GIVEN PROBLEM:
Leaving out every picture, quote the data below exactly as it appears.

>>

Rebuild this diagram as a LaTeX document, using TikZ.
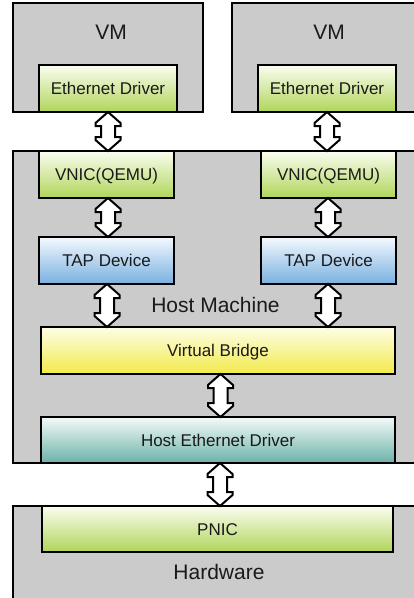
\documentclass[tikz,border=0pt]{standalone}
\usepackage{fontspec}
\setmainfont{Liberation Sans}
\usetikzlibrary{calc}
\definecolor{boxgray}{HTML}{CBCBCB}
\definecolor{gtop}{HTML}{FAFDF0}
\definecolor{gbot}{HTML}{B0D55A}
\definecolor{btop}{HTML}{F4F9FE}
\definecolor{bbot}{HTML}{79B0E0}
\definecolor{ytop}{HTML}{FEFEE8}
\definecolor{ybot}{HTML}{F2EA48}
\definecolor{ttop}{HTML}{F3FAF9}
\definecolor{tbot}{HTML}{6CB2A9}
\definecolor{txt}{HTML}{1A1A1A}
\tikzset{
  container/.style={draw=black, line width=1.3pt, fill=boxgray, anchor=north west, inner sep=0pt, outer sep=0pt},
  comp/.style={draw=black, line width=1.3pt, anchor=north west, inner sep=0pt, outer sep=0pt,
    font=\fontsize{17}{20}\selectfont, text=txt, text height=12.3pt, text depth=0pt},
  greenbox/.style={comp, top color=gtop, bottom color=gbot},
  bluebox/.style={comp, top color=btop, bottom color=bbot},
  yellowbox/.style={comp, top color=ytop, bottom color=ybot},
  tealbox/.style={comp, top color=ttop, bottom color=tbot},
  biglabel/.style={font=\fontsize{21}{24}\selectfont, text=txt, anchor=base, inner sep=0pt},
  dblarr/.style={draw=black, fill=white, line width=2pt, line join=miter},
}
\newcommand\dblarrow[2]{\draw[dblarr] let \p1=(#1), \p2=(#2) in
  (\x1,\y1) -- (\x1+12.5pt,\y1-11pt) -- (\x1+12.5pt,\y1-14pt) -- (\x1+7pt,\y1-14pt)
  -- (\x1+7pt,\y2+14pt) -- (\x1+12.5pt,\y2+14pt) -- (\x1+12.5pt,\y2+11pt) -- (\x1,\y2)
  -- (\x1-12.5pt,\y2+11pt) -- (\x1-12.5pt,\y2+14pt) -- (\x1-7pt,\y2+14pt)
  -- (\x1-7pt,\y1-14pt) -- (\x1-12.5pt,\y1-14pt) -- (\x1-12.5pt,\y1-11pt) -- cycle;}
\begin{document}
\begin{tikzpicture}[x=1pt,y=-1pt]
\useasboundingbox[fill=white] (0,0) rectangle (414,598);
% containers
\node[container, minimum width=190pt, minimum height=109pt] (vmL) at (13,3) {};
\node[container, minimum width=186pt, minimum height=109pt] (vmR) at (232,3) {};
\node[container, minimum width=405pt, minimum height=312pt] (host) at (13,151) {};
\node[container, minimum width=405pt, minimum height=96pt] (hw) at (13,506) {};
% labels
\node[biglabel] (vmLlab) at (111,39) {VM};
\node[biglabel] (vmRlab) at (329,39) {VM};
\node[biglabel] (hostlab) at (215.5,312) {Host Machine};
\node[biglabel] (hwlab) at (219,579) {Hardware};
% components
\node[greenbox, minimum width=138pt, minimum height=47pt] (ethL) at (39,65) {Ethernet Driver};
\node[greenbox, minimum width=138pt, minimum height=47pt] (ethR) at (258,65) {Ethernet Driver};
\node[greenbox, minimum width=135pt, minimum height=47pt] (vnicL) at (39,151) {VNIC(QEMU)};
\node[greenbox, minimum width=135pt, minimum height=47pt] (vnicR) at (261,151) {VNIC(QEMU)};
\node[bluebox, minimum width=135pt, minimum height=47pt] (tapL) at (39,237) {TAP Device};
\node[bluebox, minimum width=135pt, minimum height=47pt] (tapR) at (261,237) {TAP Device};
\node[yellowbox, minimum width=354pt, minimum height=47pt] (bridge) at (41,327) {Virtual Bridge};
\node[tealbox, minimum width=354pt, minimum height=46pt] (hed) at (41,417) {Host Ethernet Driver};
\node[greenbox, minimum width=351pt, minimum height=46pt] (pnic) at (42,506) {PNIC};
% arrows
\dblarrow{ethL.south}{vnicL.north}
\dblarrow{ethR.south}{vnicR.north}
\dblarrow{$(vnicL.south)+(1.5,0)$}{tapL.north}
\dblarrow{$(vnicR.south)+(-0.5,0)$}{tapR.north}
\dblarrow{$(tapL.south)+(0.5,0)$}{bridge.north}
\dblarrow{$(tapR.south)+(-0.5,0)$}{bridge.north}
\dblarrow{$(bridge.south)+(2.5,0)$}{hed.north}
\dblarrow{$(hed.south)+(2,0)$}{pnic.north}
\end{tikzpicture}
\end{document}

<<

OUTPUT BELOW:
Rebuild this diagram as a LaTeX document, using TikZ.
\documentclass[tikz,border=0pt]{standalone}
\usepackage{fontspec}
\setmainfont{Liberation Sans}
\usetikzlibrary{calc}
\definecolor{boxgray}{HTML}{CBCBCB}
\definecolor{gtop}{HTML}{FAFDF0}
\definecolor{gbot}{HTML}{B0D55A}
\definecolor{btop}{HTML}{F4F9FE}
\definecolor{bbot}{HTML}{79B0E0}
\definecolor{ytop}{HTML}{FEFEE8}
\definecolor{ybot}{HTML}{F2EA48}
\definecolor{ttop}{HTML}{F3FAF9}
\definecolor{tbot}{HTML}{6CB2A9}
\definecolor{txt}{HTML}{1A1A1A}
\tikzset{
  container/.style={draw=black, line width=1.3pt, fill=boxgray, anchor=north west, inner sep=0pt, outer sep=0pt},
  comp/.style={draw=black, line width=1.3pt, anchor=north west, inner sep=0pt, outer sep=0pt,
    font=\fontsize{17}{20}\selectfont, text=txt, text height=12.3pt, text depth=0pt},
  greenbox/.style={comp, top color=gtop, bottom color=gbot},
  bluebox/.style={comp, top color=btop, bottom color=bbot},
  yellowbox/.style={comp, top color=ytop, bottom color=ybot},
  tealbox/.style={comp, top color=ttop, bottom color=tbot},
  biglabel/.style={font=\fontsize{21}{24}\selectfont, text=txt, anchor=base, inner sep=0pt},
  dblarr/.style={draw=black, fill=white, line width=2pt, line join=miter},
}
\newcommand\dblarrow[2]{\draw[dblarr] let \p1=(#1), \p2=(#2) in
  (\x1,\y1) -- (\x1+12.5pt,\y1-11pt) -- (\x1+12.5pt,\y1-14pt) -- (\x1+7pt,\y1-14pt)
  -- (\x1+7pt,\y2+14pt) -- (\x1+12.5pt,\y2+14pt) -- (\x1+12.5pt,\y2+11pt) -- (\x1,\y2)
  -- (\x1-12.5pt,\y2+11pt) -- (\x1-12.5pt,\y2+14pt) -- (\x1-7pt,\y2+14pt)
  -- (\x1-7pt,\y1-14pt) -- (\x1-12.5pt,\y1-14pt) -- (\x1-12.5pt,\y1-11pt) -- cycle;}
\begin{document}
\begin{tikzpicture}[x=1pt,y=-1pt]
\useasboundingbox[fill=white] (0,0) rectangle (414,598);
% containers
\node[container, minimum width=190pt, minimum height=109pt] (vmL) at (13,3) {};
\node[container, minimum width=186pt, minimum height=109pt] (vmR) at (232,3) {};
\node[container, minimum width=405pt, minimum height=312pt] (host) at (13,151) {};
\node[container, minimum width=405pt, minimum height=96pt] (hw) at (13,506) {};
% labels
\node[biglabel] (vmLlab) at (111,39) {VM};
\node[biglabel] (vmRlab) at (329,39) {VM};
\node[biglabel] (hostlab) at (215.5,312) {Host Machine};
\node[biglabel] (hwlab) at (219,579) {Hardware};
% components
\node[greenbox, minimum width=138pt, minimum height=47pt] (ethL) at (39,65) {Ethernet Driver};
\node[greenbox, minimum width=138pt, minimum height=47pt] (ethR) at (258,65) {Ethernet Driver};
\node[greenbox, minimum width=135pt, minimum height=47pt] (vnicL) at (39,151) {VNIC(QEMU)};
\node[greenbox, minimum width=135pt, minimum height=47pt] (vnicR) at (261,151) {VNIC(QEMU)};
\node[bluebox, minimum width=135pt, minimum height=47pt] (tapL) at (39,237) {TAP Device};
\node[bluebox, minimum width=135pt, minimum height=47pt] (tapR) at (261,237) {TAP Device};
\node[yellowbox, minimum width=354pt, minimum height=47pt] (bridge) at (41,327) {Virtual Bridge};
\node[tealbox, minimum width=354pt, minimum height=46pt] (hed) at (41,417) {Host Ethernet Driver};
\node[greenbox, minimum width=351pt, minimum height=46pt] (pnic) at (42,506) {PNIC};
% arrows
\dblarrow{ethL.south}{vnicL.north}
\dblarrow{ethR.south}{vnicR.north}
\dblarrow{$(vnicL.south)+(1.5,0)$}{tapL.north}
\dblarrow{$(vnicR.south)+(-0.5,0)$}{tapR.north}
\dblarrow{$(tapL.south)+(0.5,0)$}{bridge.north}
\dblarrow{$(tapR.south)+(-0.5,0)$}{bridge.north}
\dblarrow{$(bridge.south)+(2.5,0)$}{hed.north}
\dblarrow{$(hed.south)+(2,0)$}{pnic.north}
\end{tikzpicture}
\end{document}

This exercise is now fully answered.